Historian’s torch staying in the family

Written by Carol Baass Sowa, for Today’s Catholic

Back in the 1970s, Everett Fey chanced to be shown an old sacramental register at his parish church, Sts. Peter and Paul in New Braunfels. Noticing some of his ancestors’ names, he photocopied pages of the book for further study and, as his niece, Carolyn Fey Phelan, says, “He was hooked.” Phelan recalls her grandmother (Fey’s mother), talking about his single-mindedness on doing research down at the Comal County Courthouse, where he poured over old birth and death certificates to piece together the family tree. So absorbed was he in this effort, he would bring his lunch in a brown paper bag to be able to conveniently step outside and eat on the courthouse steps. He also made numerous trips to area cemeteries, studying headstones and charting who was related to whom and where they were buried.

Carolyn Fey Phelan and her uncle, Deacon Emeritus Everett Fey, by headstone of ancestor Margaretha Reininger.

What began immersing himself in his family’s history and genealogy naturally expanded into the history of New Braunfels and its founders, all of which tied into the history of Sts. Peter and St. Paul Parish and, beyond that, the history of the Catholic Church in Central Texas. Along the way, Fey collected and read countless books related to these subjects and became an author himself, penning several booklets on family history and genealogy and taking on an extensive research project on the founding families of New Braunfels, which culminated in an immense, two-volume set, New Braunfels: The First Founders, published to coincide with New Braunfels’ and Sts. Peter and Paul’s sesquicentennial year of 1995.

Fey had attended the community’s centennial celebration in 1945 as a child and remembered all his life how fabulous that was, notes Phelan.

Not surprisingly, one of his terms as president of the Comal County Genealogy Society (which later awarded him Life Membership) fell during the sesquicentennial year. He is considered one of the premier historians of New Braunfels and, as archives director for the parish, turned his former family home in New Braunfels into a storage facility for both the parish and Fey family archives.

When Phelan moved back to New Braunfels a few years ago, her husband having retired from the military, she could tell her uncle wanted her to become involved in his preservation of history.
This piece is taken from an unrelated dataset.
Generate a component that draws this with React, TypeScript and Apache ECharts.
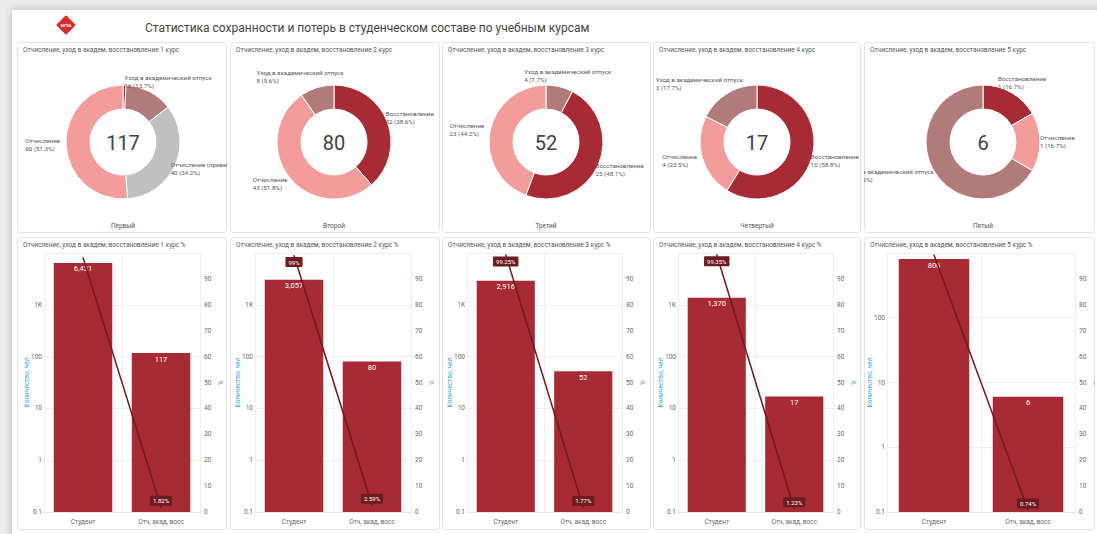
import React, { useEffect, useRef } from 'react';
import * as echarts from 'echarts';

// ---------- DATA ----------
const pageTitle = 'Статистика сохранности и потерь в студенческом составе по учебным курсам';
const courseNumbers = [1, 2, 3, 4, 5];
const courseNames = ['Первый', 'Второй', 'Третий', 'Четвертый', 'Пятый'];
const courseTotals = [117, 80, 52, 17, 6];

const pie1Names = ['Восстановление', 'Уход в академический отпуск', 'Отчисление (приемная комиссия)', 'Отчисление'];
const pie1Values = [1, 16, 40, 60];
const pie2Names = ['Восстановление', 'Отчисление', 'Уход в академический отпуск'];
const pie2Values = [32, 43, 8];
const pie3Names = ['Уход в академический отпуск', 'Восстановление', 'Отчисление'];
const pie3Values = [4, 25, 23];
const pie4Names = ['Восстановление', 'Отчисление', 'Уход в академический отпуск'];
const pie4Values = [10, 4, 3];
const pie5Names = ['Восстановление', 'Отчисление', 'Уход в академический отпуск'];
const pie5Values = [1, 1, 4];
const pieNames = [pie1Names, pie2Names, pie3Names, pie4Names, pie5Names];
const pieValues = [pie1Values, pie2Values, pie3Values, pie4Values, pie5Values];
const hiddenPieLabels = ['1:Восстановление'];

const barCategories = ['Студент', 'Отч, акад, восс'];
const studentCounts = [6431, 3057, 2916, 1370, 806];
const lossCounts = [117, 80, 52, 17, 6];
const studentPercents = [98.18, 99, 99.25, 99.35, 99.26];
const lossPercents = [1.82, 2.59, 1.77, 1.23, 0.74];
const showStudentPercentLabel = [false, true, true, true, false];
const countAxisMin = 0.1;
const countAxisMax = [10000, 10000, 10000, 10000, 1000];
const percentTicks = [0, 10, 20, 30, 40, 50, 60, 70, 80, 90, 100];

// ---------- STYLE / LAYOUT ----------
const FONT = 'Roboto';
const sliceColors: Record<string, string> = {
  'Восстановление': '#a82a35',
  'Отчисление': '#f29c9c',
  'Уход в академический отпуск': '#b07b79',
  'Отчисление (приемная комиссия)': '#c0c0c0',
};
const BAR_COLOR = '#a82a35';
const LINE_COLOR = '#6d1b21';
const AXIS_NAME_COLOR = '#3d9fdf';
const colX = [17, 230, 442, 653, 864];
const colW = [210, 210, 209, 208, 231];
const row1Top = 42, row1H = 191;
const row2Top = 237, row2H = 293;
const pieCenterX = [106, 104, 104, 104, 119];
const gridLeft = [27, 25, 25, 25, 23];
const gridRight = [27, 29, 29, 28, 20];
const PIE_INNER = 33, PIE_OUTER = 57, PIE_LABEL_R = 60, PIE_LABEL_SHIFT = -3;

function panelFrame(w: number, h: number, title: string) {
  return [
    {
      type: 'rect', silent: true, z: -10,
      shape: { x: 0.5, y: 0.5, width: w - 1, height: h - 1, r: 3 },
      style: { fill: '#ffffff', stroke: '#e2e2e2', lineWidth: 1 },
    },
    {
      type: 'text', x: 6, y: 8,
      style: { text: title, fontSize: 6.5, fill: '#555', fontFamily: FONT, verticalAlign: 'middle' },
    },
  ];
}

function pieOption(i: number) {
  const w = colW[i], h = row1H;
  const cx = pieCenterX[i], cy = 100;
  const n = courseNumbers[i];
  const vals = pieValues[i];
  const total = vals.reduce((a, b) => a + b, 0);
  const data = pieNames[i].map((name, k) => {
    const item: any = { name, value: vals[k], itemStyle: { color: sliceColors[name] } };
    if (hiddenPieLabels.includes(n + ':' + name)) item.label = { show: false };
    return item;
  });
  return {
    animation: false,
    textStyle: { fontFamily: FONT },
    graphic: [
      ...panelFrame(w, h, `Отчисление, уход в академ, восстановление ${n} курс`),
      {
        type: 'text', x: cx, y: cy + 1, z: 10,
        style: { text: String(courseTotals[i]), fontSize: 20, fill: '#404040', fontFamily: FONT, align: 'center', verticalAlign: 'middle' },
      },
      {
        type: 'text', x: cx, y: 184,
        style: { text: courseNames[i], fontSize: 6.5, fill: '#555', fontFamily: FONT, align: 'center', verticalAlign: 'middle' },
      },
    ],
    series: [
      {
        type: 'pie',
        center: [cx, cy],
        radius: [PIE_INNER, PIE_OUTER],
        startAngle: 90,
        percentPrecision: 1,
        avoidLabelOverlap: false,
        itemStyle: { borderColor: '#fff', borderWidth: 1 },
        label: {
          show: true,
          position: 'outside',
          formatter: '{t|{b}}\n{t|{c} ({d}%)}',
          color: '#555',
          fontFamily: FONT,
          fontSize: 6.2,
          lineHeight: 8,
          overflow: 'none',
          rich: { t: { align: 'left', fontSize: 6.2, lineHeight: 8, color: '#555', fontFamily: FONT } },
        },
        labelLine: { show: false, length: 3, length2: 0 },
        labelLayout: (p: any) => {
          const k = p.dataIndex;
          let before = 0;
          for (let j = 0; j < k; j++) before += vals[j];
          const mid = ((before + vals[k] / 2) / total) * Math.PI * 2;
          const sx = Math.sin(mid), sy = -Math.cos(mid);
          const lw = p.labelRect.width, lh = p.labelRect.height;
          return {
            x: cx + sx * PIE_LABEL_R + (sx * lw) / 2 + PIE_LABEL_SHIFT,
            y: cy + sy * PIE_LABEL_R + (sy * lh) / 2,
            align: 'center',
            verticalAlign: 'middle',
          };
        },
        data,
      },
    ],
  };
}

function formatCount(v: number) {
  if (v >= 1000) return v / 1000 + 'K';
  return String(v);
}

function barOption(i: number) {
  const w = colW[i], h = row2H;
  const n = courseNumbers[i];
  return {
    animation: false,
    textStyle: { fontFamily: FONT },
    graphic: panelFrame(w, h, `Отчисление, уход в академ, восстановление ${n} курс %`),
    grid: { left: gridLeft[i], right: gridRight[i], top: 16, bottom: 18, containLabel: false, outerBoundsMode: 'none' },
    xAxis: {
      type: 'category',
      data: barCategories,
      axisTick: { show: false },
      axisLine: { show: true, lineStyle: { color: '#e6e6e6' } },
      axisLabel: { fontSize: 6.5, color: '#666', margin: 6, fontFamily: FONT },
      splitLine: { show: true, lineStyle: { color: '#eeeeee' } },
    },
    yAxis: [
      {
        type: 'log',
        logBase: 10,
        min: countAxisMin,
        max: countAxisMax[i],
        startValue: countAxisMin,
        name: 'Количество, чел',
        nameLocation: 'middle',
        nameGap: 14,
        nameMoveOverlap: false,
        nameTextStyle: { color: AXIS_NAME_COLOR, fontSize: 6.5, fontFamily: FONT },
        axisLine: { show: false },
        axisTick: { show: false },
        axisLabel: { fontSize: 6.5, color: '#666', margin: 2, showMaxLabel: false, formatter: formatCount, fontFamily: FONT },
        splitLine: { show: true, lineStyle: { color: '#eeeeee' } },
      },
      {
        type: 'value',
        min: percentTicks[0],
        max: percentTicks[percentTicks.length - 1],
        interval: percentTicks[1] - percentTicks[0],
        name: '%',
        nameLocation: 'middle',
        nameGap: 17,
        nameMoveOverlap: false,
        nameTextStyle: { color: AXIS_NAME_COLOR, fontSize: 6.5, fontFamily: FONT },
        axisLine: { show: false },
        axisTick: { show: false },
        axisLabel: { fontSize: 6.5, color: '#666', margin: 4, showMaxLabel: false, fontFamily: FONT },
        splitLine: { show: false },
      },
    ],
    series: [
      {
        type: 'bar',
        yAxisIndex: 0,
        barWidth: '75%',
        itemStyle: { color: BAR_COLOR },
        label: {
          show: true,
          position: 'insideTop',
          distance: 2,
          color: '#fff',
          fontSize: 7.5,
          fontFamily: FONT,
          formatter: (p: any) => Number(p.value).toLocaleString('en-US'),
        },
        data: [studentCounts[i], lossCounts[i]],
      },
      {
        type: 'line',
        yAxisIndex: 1,
        symbol: 'circle',
        symbolSize: 1,
        itemStyle: { color: LINE_COLOR },
        lineStyle: { color: LINE_COLOR, width: 1.5 },
        z: 5,
        label: {
          show: true,
          color: '#fff',
          backgroundColor: '#6d1b21',
          padding: [2, 3],
          borderRadius: 1,
          fontSize: 6,
          fontFamily: FONT,
          distance: 1,
          formatter: (p: any) => p.value + '%',
        },
        data: [
          { value: studentPercents[i], label: { show: showStudentPercentLabel[i], position: 'bottom' } },
          { value: lossPercents[i], label: { show: true, position: 'top' } },
        ],
      },
    ],
  };
}

function headerOption() {
  return {
    animation: false,
    graphic: [
      { type: 'rect', silent: true, shape: { x: 0, y: 0, width: 1097, height: 534 }, style: { fill: '#ececec' } },
      {
        type: 'rect', silent: true,
        shape: { x: 12, y: 10, width: 1097, height: 534 },
        style: { fill: '#ffffff', shadowBlur: 8, shadowColor: 'rgba(0,0,0,0.25)', shadowOffsetX: 0, shadowOffsetY: 0 },
      },
      {
        type: 'rect', silent: true,
        x: 66, y: 25, rotation: Math.PI / 4,
        shape: { x: -7, y: -7, width: 14, height: 14, r: 1 },
        style: { fill: '#d42e2e' },
      },
      {
        type: 'text', x: 66, y: 25,
        style: { text: 'МГЕА', fontSize: 4, fill: '#fff', fontFamily: FONT, align: 'center', verticalAlign: 'middle', fontWeight: 'bold' },
      },
      {
        type: 'text', x: 145, y: 28,
        style: { text: pageTitle, fontSize: 12, fill: '#444', fontFamily: FONT, verticalAlign: 'middle' },
      },
    ],
  };
}

function ChartBox(props: { left: number; top: number; width: number; height: number; option: any }) {
  const ref = useRef<HTMLDivElement>(null);
  useEffect(() => {
    const chart = echarts.init(ref.current as HTMLDivElement, undefined, { renderer: 'svg' });
    chart.setOption(props.option);
    return () => chart.dispose();
  }, []);
  return (
    <div
      ref={ref}
      style={{ position: 'absolute', left: props.left, top: props.top, width: props.width, height: props.height, overflow: 'hidden' }}
    />
  );
}

export default function App() {
  return (
    <div style={{ position: 'absolute', left: 0, top: 0, width: 1097, height: 534, overflow: 'hidden', fontFamily: FONT }}>
      <ChartBox left={0} top={0} width={1097} height={534} option={headerOption()} />
      {courseNumbers.map((_, i) => (
        <ChartBox key={'p' + i} left={colX[i]} top={row1Top} width={colW[i]} height={row1H} option={pieOption(i)} />
      ))}
      {courseNumbers.map((_, i) => (
        <ChartBox key={'b' + i} left={colX[i]} top={row2Top} width={colW[i]} height={row2H} option={barOption(i)} />
      ))}
    </div>
  );
}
He invited her to attend the first Archives Committee meeting at the parish and began calling her frequently to share local history stories, which she was always eager to hear. Already busy with numer-

ous volunteer commitments-one being her recent presidency of the Federation of Texas A&M University Mothers’ Clubs— she was hesitant to get overly involved in his local history endeavors, but began to realize there were no other family members standing in line to take on his role of archivist/historian and she had become the “heir apparent.”
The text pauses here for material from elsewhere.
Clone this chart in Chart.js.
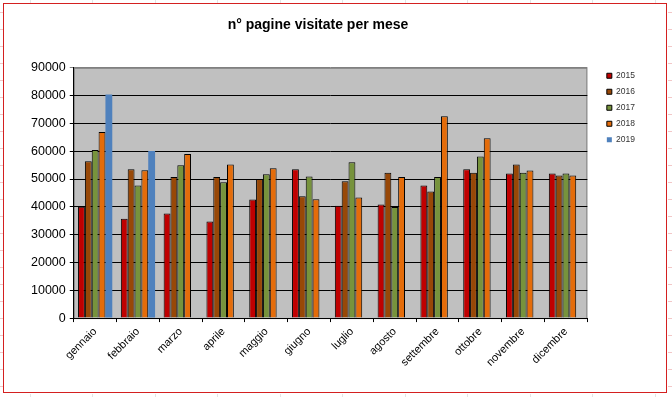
<!DOCTYPE html>
<html>
<head>
<meta charset="utf-8">
<script src="https://cdn.jsdelivr.net/npm/chart.js@4/dist/chart.umd.min.js"></script>
<style>
  html, body { margin: 0; padding: 0; background: #fff; }
  #wrap { width: 672px; height: 397px; }
</style>
</head>
<body>
<div id="wrap"><canvas id="bar-chart" width="672" height="397"></canvas></div>
<script>
// months shown on the x axis
var mesi = ['gennaio', 'febbraio', 'marzo', 'aprile', 'maggio', 'giugno',
            'luglio', 'agosto', 'settembre', 'ottobre', 'novembre', 'dicembre']

// page views per month, one array per year
var anno2015 = [40000, 35700, 37600, 34700, 42600, 53500, 40400, 40800, 47700, 53500, 52000, 52000]
var anno2016 = [56400, 53500, 50700, 50700, 50000, 43800, 49200, 52300, 45500, 52300, 55200, 51300]
var anno2017 = [60400, 47700, 55000, 48800, 51700, 50900, 56000, 39900, 50700, 58100, 52300, 52000]
var anno2018 = [66900, 53200, 59000, 55200, 53900, 42700, 43400, 50700, 72600, 64700, 53100, 51300]
var anno2019 = [80400, 60100, null, null, null, null, null, null, null, null, null, null]

var yTicks = [0, 10000, 20000, 30000, 40000, 50000, 60000, 70000, 80000, 90000]

var fontFamily = 'Arial, "Liberation Sans", sans-serif'

// gray plot background, frame and the red sheet border
var sfondo = {
    id: 'sfondo',
    afterLayout: function(chart) {
        // legend sits a bit right of the plot and lower, title slightly left
        if (chart.legend) {
            chart.legend.left += 12
            chart.legend.right += 12
            chart.legend.top = 64
        }
        if (chart.titleBlock) {
            chart.titleBlock.left -= 12
            chart.titleBlock.right -= 12
        }
    },
    beforeDraw: function(chart) {
        var ctx = chart.ctx
        var a = chart.chartArea
        ctx.save()
        ctx.fillStyle = '#ffffff'
        ctx.fillRect(0, 0, chart.width, chart.height)
        // faint sheet gridlines outside the chart object
        ctx.strokeStyle = '#e4e4e4'
        ctx.lineWidth = 1
        var cols = [30, 92, 155, 217, 280, 342, 405, 467, 530, 592, 655]
        for (var i = 0; i < cols.length; i++) {
            ctx.beginPath(); ctx.moveTo(cols[i] + 0.5, 0); ctx.lineTo(cols[i] + 0.5, 3); ctx.stroke()
            ctx.beginPath(); ctx.moveTo(cols[i] + 0.5, 394); ctx.lineTo(cols[i] + 0.5, 397); ctx.stroke()
        }
        ctx.strokeStyle = '#f2c8c8'
        for (var y = 12; y < 397; y += 17) {
            ctx.beginPath(); ctx.moveTo(0, y + 0.5); ctx.lineTo(3, y + 0.5); ctx.stroke()
            ctx.beginPath(); ctx.moveTo(668, y + 0.5); ctx.lineTo(672, y + 0.5); ctx.stroke()
        }
        ctx.strokeStyle = '#d42020'
        ctx.strokeRect(3.5, 3.5, 663, 389)
        ctx.fillStyle = '#c0c0c0'
        ctx.fillRect(a.left, a.top, a.right - a.left, a.bottom - a.top)
        ctx.strokeStyle = '#808080'
        ctx.strokeRect(a.left + 0.5, a.top + 0.5, a.right - a.left - 1, a.bottom - a.top)
        ctx.restore()
    }
}

new Chart(document.getElementById('bar-chart'), {
    type: 'bar',
    data: {
        labels: mesi,
        datasets: [
            { label: '2015', data: anno2015, backgroundColor: '#c00000', borderColor: '#000000', borderWidth: 1 },
            { label: '2016', data: anno2016, backgroundColor: '#984807', borderColor: '#000000', borderWidth: 1 },
            { label: '2017', data: anno2017, backgroundColor: '#77933c', borderColor: '#000000', borderWidth: 1 },
            { label: '2018', data: anno2018, backgroundColor: '#e46c0a', borderColor: '#000000', borderWidth: 1 },
            { label: '2019', data: anno2019, backgroundColor: '#4f81bd', borderColor: '#4f81bd', borderWidth: 0 }
        ]
    },
    options: {
        responsive: false,
        animation: false,
        layout: { padding: { left: 27, top: 8, right: 39, bottom: 25 } },
        datasets: { bar: { barPercentage: 1, categoryPercentage: 0.8 } },
        plugins: {
            title: {
                display: true,
                text: 'n° pagine visitate per mese',
                color: '#000000',
                font: { family: fontFamily, size: 14, weight: 'bold' },
                padding: { top: 9, bottom: 34 }
            },
            legend: {
                position: 'right',
                align: 'start',
                labels: {
                    boxWidth: 5,
                    boxHeight: 5,
                    padding: 7.5,
                    color: '#333333',
                    font: { family: fontFamily, size: 8.5 }
                }
            },
            tooltip: { enabled: false }
        },
        scales: {
            x: {
                grid: { offset: true, drawOnChartArea: false, color: '#000000', tickLength: 4 },
                border: { color: '#000000' },
                ticks: {
                    color: '#000000',
                    maxRotation: 45,
                    minRotation: 45,
                    font: { family: fontFamily, size: 11 }
                }
            },
            y: {
                min: 0,
                max: 90000,
                afterBuildTicks: function(axis) {
                    axis.ticks = yTicks.map(function(v) { return { value: v } })
                },
                grid: {
                    color: function(c) { return c.tick && c.tick.value === 90000 ? '#808080' : '#000000' },
                    tickLength: 4
                },
                border: { color: '#000000' },
                ticks: {
                    color: '#000000',
                    padding: 4,
                    font: { family: fontFamily, size: 12.5 },
                    callback: function(v) { return String(v) }
                }
            }
        }
    },
    plugins: [sfondo]
});
</script>
</body>
</html>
Phelan had always loved family history and had a strong sense of tradition, so had eagerly volunteered when someone was needed to take over responsibility for the votive candles at the church grotto. “My grandparents did that,” she said of the ministry she now heads, “and I remember, as a little girl, helping

them do that.” Her deep parish roots include three of New Braunfels’ “First Founders” – Stephan

Klein, Georg Wenzel and Heinrich Reininger. (“First Founders” are those who arrived in New Braunfels under Prince Carl of Solms-Braunfels between March 21 and July 31, 1845.) As the 175th anniversary for the parish and city approached this spring, Fey informed his niece, “It’s time to pass the torch to you. You’re it!” She had already been taking on a few assignments for him, such as the interview for the anniversary’s time capsule, but had not expected this pronouncement. However, she, like her uncle, was now “hooked.”

“It’s an adventure for me,” she relates. “I love New Braunfels so much and the history of it is just so rich. There is so much here that has made us who we are, and the Catholic Church history in New Braunfels is fascinating as well.” Having traveled the world in her husband’s military career and seen and attended many churches, they had always agreed nothing compared to New Braunfels’ Sts. Peter and Paul and they would retire here because of it.

She is still learning from her uncle, Phelan says, and can see that he is thrilled with what she has taken on so far. “I think it just makes his heart happy that I am suddenly dropped into this role,” she adds. He was excited about the display on the church’s history she had set up in the administration building for the May 4 anniversary celebration and is now looking forward to more people seeing it. Postponed because of the present pandemic, the celebration has been rescheduled for May 4, 2021.

Phelan, her father, her uncle Everett, his oldest daughter, and her oldest daughter recently traveled to area cemeteries so Fey could point out the graves of their ancestors. “Write down, record the oral history from the people who are older,” she advises, “because once they are gone, you are going to lose that, and you’ll never get it back.” Writing dates on the back of photographs is another “must” she emphasizes, having struggled to identify old photos without them. Next on her agenda will be seeing through to completion her uncle’s almost-finished book on the history of the Catholic Church in Central Texas, which culminates in the founding of Sts. Peter and Paul. Another member of the dedicated parish archives committee, Christine Ikels, has volunteered to help her with this, she notes.

As a historian, Phelan believes we can learn from those who have gone before us. “People sacrificed a lot to get us where we are today,” she says, “it’s important that we remember that and preserve it.”